Lately, it seems as if the major streaming services are becoming scary, Orwellian, mega-corporations that seek to ensnare their respective user bases in one way or another. SoundCloud is beginning to reject the operational aspects that allowed it to flourish and garner respect in the first place, TIDAL is using the polished guise of celebrity involvement to draw attention away from their exorbitant prices, and even Apple has taken a hostile approach to try and corner the market with their new service. Listening to and presenting music online on our own terms is becoming more and more difficult as well, with restrictions being placed on what we can make or view. I’m not claiming that doomsday is about to strike, but the sneaky and hidden actions of such organizations are creating a wider divide between the big services and true artists/listeners on a daily basis. If I started my own business, I would naturally assume that the most important demographic to seek counsel with on my affairs would be the actual customers that are using my product. When the ideals of the people who support you, monetarily or otherwise, become an obstacle rather than an essential component to the way you structure your business, you know something is seriously wrong.

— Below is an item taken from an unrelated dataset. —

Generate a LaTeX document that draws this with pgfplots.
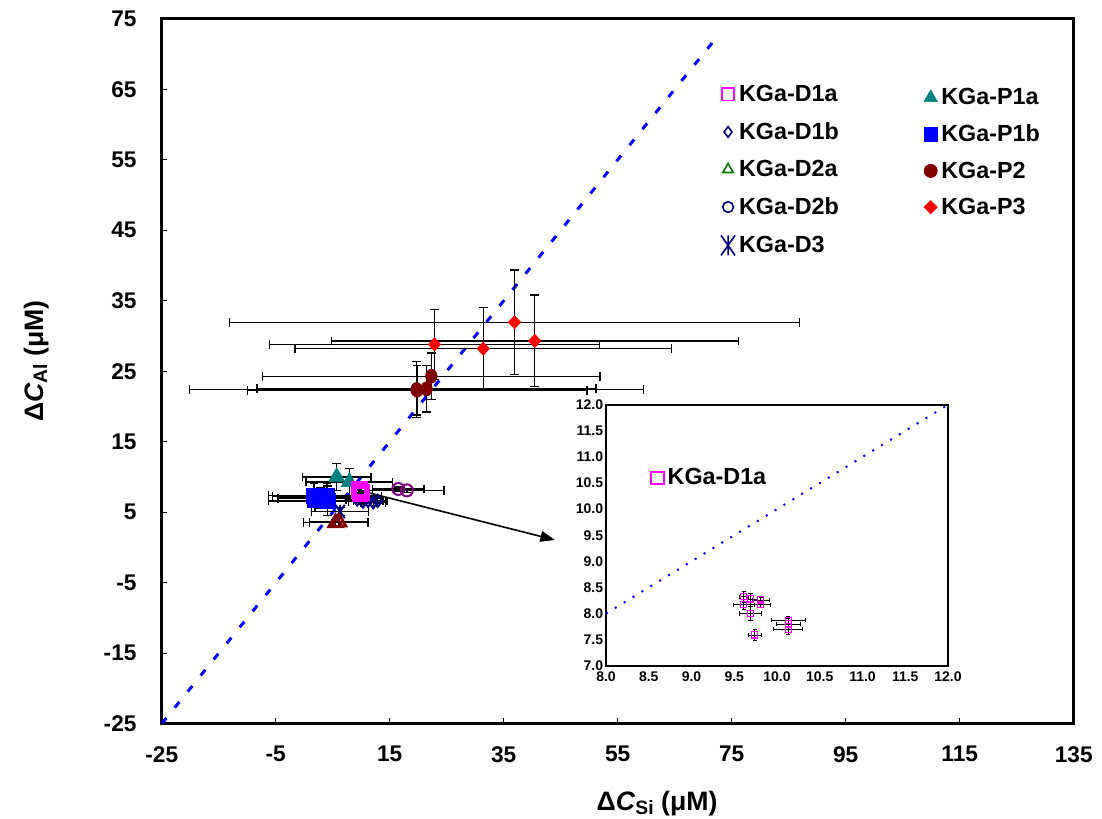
\documentclass[border=0pt]{standalone}
\usepackage{pgfplots}
\pgfplotsset{compat=1.18}
\usepackage{pgfplotstable}
\usepackage{fontspec}
\setmainfont{Liberation Sans}
\usetikzlibrary{arrows.meta}
\definecolor{cmag}{RGB}{255,0,255}
\definecolor{cnavy}{RGB}{0,0,128}
\definecolor{cgreen}{RGB}{0,128,0}
\definecolor{cpurple}{RGB}{128,0,128}
\definecolor{cteal}{RGB}{0,128,128}
\definecolor{cblue}{RGB}{0,0,255}
\definecolor{cmaroon}{RGB}{128,0,0}
\definecolor{cred}{RGB}{255,0,0}
\pgfdeclareplotmark{xbar}{%
 \pgfpathmoveto{\pgfqpoint{0pt}{\pgfplotmarksize}}%
 \pgfpathlineto{\pgfqpoint{0pt}{-\pgfplotmarksize}}%
 \pgfpathmoveto{\pgfqpoint{-0.7\pgfplotmarksize}{\pgfplotmarksize}}%
 \pgfpathlineto{\pgfqpoint{0.7\pgfplotmarksize}{-\pgfplotmarksize}}%
 \pgfpathmoveto{\pgfqpoint{0.7\pgfplotmarksize}{\pgfplotmarksize}}%
 \pgfpathlineto{\pgfqpoint{-0.7\pgfplotmarksize}{-\pgfplotmarksize}}%
 \pgfusepathqstroke}
% ---------------- data ----------------
\pgfplotstableread{
x y ex ey
22.85 28.8 29.0 5.0
31.4 28.2 33.0 5.85
36.9 31.95 50.0 7.4
40.45 29.3 35.7 6.5
}\tPthree
\pgfplotstableread{
x y ex ey
19.7 22.4 39.8 4.0
19.8 22.3 29.8 3.5
21.45 22.5 29.75 3.3
22.3 24.3 29.6 3.3
}\tPtwo
\pgfplotstableread{
x y ex ey
5.7 10.0 6.0 1.9
7.9 9.3 7.6 1.9
}\tPonea
\pgfplotstableread{
x y ex ey
1.7 7.35 8.0 1.7
4.1 6.6 10.4 2.1
2.9 7.0 7.5 1.5
1.9 6.7 8.2 1.6
4.0 7.3 9.6 1.8
}\tPoneb
\pgfplotstableread{
x y ex ey
9.61 8.32 0.05 0.11
9.61 8.17 0.125 0.10
9.69 8.28 0.08 0.11
9.69 8.00 0.13 0.13
9.81 8.26 0.10 0.05
9.81 8.17 0.117 0.05
9.74 7.59 0.074 0.11
10.13 7.87 0.20 0.08
10.13 7.80 0.14 0.10
10.13 7.70 0.17 0.10
}\tDonea
\pgfplotstableread{
x y ex ey
9.3 6.8 2.0 0.4
10.3 6.5 2.5 0.4
11.2 6.6 2.6 0.4
12.1 6.4 2.2 0.4
12.9 6.6 1.5 0.4
}\tDoneb
\pgfplotstableread{
x y ex ey
5.5 3.5 5.6 0.5
6.1 3.6 5.2 0.5
}\tDtwoa
\pgfplotstableread{
x y ex ey
16.5 8.3 4.5 0.3
18.0 8.1 6.5 0.3
}\tDtwob
\pgfplotstableread{
x y ex ey
6.3 5.1 5.0 0.6
}\tDthree
\pgfplotsset{
 errb/.style={/pgfplots/error bars/x dir=both, /pgfplots/error bars/x explicit,
   /pgfplots/error bars/y dir=both, /pgfplots/error bars/y explicit,
   /pgfplots/error bars/error bar style={black, line width=1pt, solid},
   /pgfplots/error bars/error mark options={rotate=90, black, line width=1pt, mark size=3.3pt, solid}},
 errs/.style={/pgfplots/error bars/x dir=both, /pgfplots/error bars/x explicit,
   /pgfplots/error bars/y dir=both, /pgfplots/error bars/y explicit,
   /pgfplots/error bars/error bar style={black, line width=0.6pt, solid},
   /pgfplots/error bars/error mark options={rotate=90, black, line width=0.6pt, mark size=1.6pt, solid}},
 mylegend/.style={legend cell align=left,
   legend style={draw=none, fill=none, inner sep=0pt, anchor=north west,
     font=\fontsize{17.5}{20}\selectfont\bfseries,
     nodes={inner xsep=3pt, inner ysep=0pt}, row sep=#1}},
}
\begin{document}
\begin{tikzpicture}
% ---------------- main axis ----------------
\begin{axis}[
 at={(0pt,0pt)}, anchor=south west,
 width=684pt, height=528.75pt, scale only axis,
 xmin=-25, xmax=135, ymin=-25, ymax=75,
 xtick={-25,-5,...,135}, ytick={-25,-15,...,75},
 tick pos=left, tick align=inside, major tick length=4pt,
 axis line style={line width=2pt},
 tick style={black, line width=1pt},
 tick label style={font=\fontsize{17}{20}\selectfont\bfseries},
 /pgf/number format/assume math mode=true,
 xticklabel style={anchor=north, inner sep=0pt, yshift=-16.7pt},
 yticklabel style={anchor=east, inner sep=0pt, xshift=-18.75pt},
 mylegend=14.2pt,
 legend style={at={(0.613,0.906)}},
]
\addplot[cblue, line width=2.25pt, dash pattern=on 5.5pt off 10pt, forget plot] coordinates {(-25,-25) (73,73)};
\addplot[only marks, mark=diamond*, mark size=5pt, mark options={xscale=1.25}, color=cred, forget plot, errb] table[x=x,y=y,x error=ex,y error=ey]{\tPthree};
\addplot[only marks, mark=*, mark size=5.3pt, mark options={xscale=0.82}, color=cmaroon, forget plot, errb] table[x=x,y=y,x error=ex,y error=ey]{\tPtwo};
\addplot[only marks, mark=diamond, mark size=4.5pt, mark options={line width=1.5pt}, color=cnavy, forget plot, errb] table[x=x,y=y,x error=ex,y error=ey]{\tDoneb};
\addplot[only marks, mark=o, mark size=4.5pt, mark options={line width=1.5pt}, color=cpurple, forget plot, errb] table[x=x,y=y,x error=ex,y error=ey]{\tDtwob};
\addplot[only marks, mark=square*, mark size=5.5pt, color=cblue, forget plot, errb] table[x=x,y=y,x error=ex,y error=ey]{\tPoneb};
\addplot[only marks, mark=triangle*, mark size=7pt, color=cteal, forget plot, errb] table[x=x,y=y,x error=ex,y error=ey]{\tPonea};
\addplot[only marks, mark=xbar, mark size=5pt, mark options={line width=1.5pt}, color=cnavy, forget plot, errb] table[x=x,y=y,x error=ex,y error=ey]{\tDthree};
\addplot[only marks, mark=triangle, mark size=6pt, mark options={line width=2pt}, color=cmaroon, forget plot, errb] table[x=x,y=y,x error=ex,y error=ey]{\tDtwoa};
\addplot[only marks, mark=square, mark size=5pt, mark options={line width=2pt}, color=cmag, forget plot, errs] table[x=x,y=y,x error=ex,y error=ey]{\tDonea};
\draw[black, line width=1.2pt, -{Triangle[length=11pt,width=8pt]}] (axis cs:10.1,8.0) -- (axis cs:44,1.06);
\addlegendimage{only marks, mark=square, mark size=4.6pt, cmag, mark options={line width=1.2pt}}
\addlegendentry{KGa-D1a}
\addlegendimage{only marks, mark=diamond, mark size=4pt, cnavy, mark options={line width=1.2pt}}
\addlegendentry{KGa-D1b}
\addlegendimage{only marks, mark=triangle, mark size=4.5pt, cgreen, mark options={line width=1.2pt}}
\addlegendentry{KGa-D2a}
\addlegendimage{only marks, mark=o, mark size=4pt, cnavy, mark options={line width=1.2pt}}
\addlegendentry{KGa-D2b}
\addlegendimage{only marks, mark=xbar, mark size=7.5pt, cnavy, mark options={line width=1.2pt}}
\addlegendentry{KGa-D3}
\end{axis}
% ---------------- right legend column ----------------
\begin{axis}[
 at={(0pt,0pt)}, anchor=south west,
 width=684pt, height=528.75pt, scale only axis, hide axis,
 xmin=0, xmax=1, ymin=0, ymax=1,
 mylegend=13.5pt,
 legend style={at={(0.8355,0.9013)}},
]
\addlegendimage{only marks, mark=triangle*, mark size=5.8pt, cteal}
\addlegendentry{KGa-P1a}
\addlegendimage{only marks, mark=square*, mark size=5pt, cblue}
\addlegendentry{KGa-P1b}
\addlegendimage{only marks, mark=*, mark size=5pt, cmaroon}
\addlegendentry{KGa-P2}
\addlegendimage{only marks, mark=diamond*, mark size=5pt, cred, mark options={xscale=1.33}}
\addlegendentry{KGa-P3}
\end{axis}
% ---------------- inset ----------------
\begin{axis}[
 at={(333.2pt,43.5pt)}, anchor=south west,
 width=256.5pt, height=195.75pt, scale only axis,
 xmin=8, xmax=12, ymin=7, ymax=12,
 xtick={8,8.5,...,12}, ytick={7,7.5,...,12},
 major tick length=0pt, tick pos=left,
 axis line style={line width=1.2pt},
 axis background/.style={fill=white},
 tick label style={font=\fontsize{10.5}{12}\selectfont\bfseries},
 /pgf/number format/assume math mode=true,
 /pgf/number format/fixed, /pgf/number format/fixed zerofill, /pgf/number format/precision=1,
 xticklabel style={anchor=north, inner sep=0pt, yshift=-4.5pt},
 yticklabel style={anchor=east, inner sep=0pt, xshift=-2pt},
 mylegend=10pt,
 legend style={at={(0.132,0.756)}},
]
\addplot[cblue, line width=1.5pt, dash pattern=on 1.5pt off 6.3pt, forget plot] coordinates {(8,8) (12,12)};
\addplot[only marks, mark=square, mark size=2.3pt, mark options={line width=0.8pt}, color=cmag, forget plot, errs] table[x=x,y=y,x error=ex,y error=ey]{\tDonea};
\addlegendimage{only marks, mark=square, mark size=4.6pt, cmag, mark options={line width=1.5pt}}
\addlegendentry{KGa-D1a}
\end{axis}
% ---------------- axis titles ----------------
\node[anchor=base] at (371.5pt,-64.7pt) {\fontsize{20}{24}\selectfont\bfseries Δ\textit{C}\raisebox{-3pt}{\fontsize{14.5}{16}\selectfont Si} (μM)};
\node[rotate=90, anchor=base] at (-89pt,272pt) {\fontsize{20}{24}\selectfont\bfseries Δ\textit{C}\raisebox{-3pt}{\fontsize{14.5}{16}\selectfont Al} (μM)};
\pgfresetboundingbox
\path[use as bounding box] (-121.3pt,-70.7pt) rectangle (705.2pt,542.8pt);
\end{tikzpicture}
\end{document}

Enter Spotify, an excellent and consistent source of juicy material for us to write about as of late. Yesterday, The Verge got their hands on the infamous contract written between them and Sony Music Entertainment. The 42-page document grants Spotify the right to use Sony’s vast catalogue of music on their service, but not without paying a ludicrous price. A whopping $42.5 million were paid in advance to Spotify to use their material, alongside a Most Favored Nation clause that disallows Sony from earning less money than other labels.

The main question, though, is where all this advance money will go. According to Rich Bengloff, president of the American Association of Independent Music, it will most likely be kept by the label itself and not distributed amongst its artists.

I’ve worked at the major labels, and I’ve worked at the indies, so I’ve seen both sides of the business. A lot of the time, money that is paid outside of the direct usage doesn’t end up getting shared.

As The Verge says, the Most Favored Nation clause along with the “annual true-up of advances” clause are the most shocking parts of the contract.

This clause makes sure Sony Music’s yearly advances from Spotify are on par with the best deal negotiated by any other label based on the percentage of market share. That means if another music label is getting paid $1 million by Spotify for each percentage of market share it has, and Sony Music is getting $600,000 per market share percentage, Spotify must pay Sony Music the $400,000 difference — known as the adjusted contract period advance — at the end of each contract year.


Among the other corrupt portions of the contract was an agreement by Spotify to give Sony over $9 million in ad spots on their service that could then be resold by Sony to outside buyers for a profit.

This kind of business relationship is not only harmful to Spotify’s image and profit margin, but clearly displays the despicable and money-hungry approach taken by the big labels. At the end of all this, of course, are the actual artists: the ones who make the material that gets informally tossed around like railroad bonds by the higher-ups. I can only hope Sony took Spotify out to dinner first before this contract was signed.

The Verge originally had included the document itself before the company’s copyright team forced them to remove it. They then refused to comment on the matter: the safest way to admit knowledge of your own shitty behavior without facing it. I urge you to visit The Verge’s article and try to fully comprehend what went down between these organizations. It affects not only the people in charge, but the artists and listeners themselves.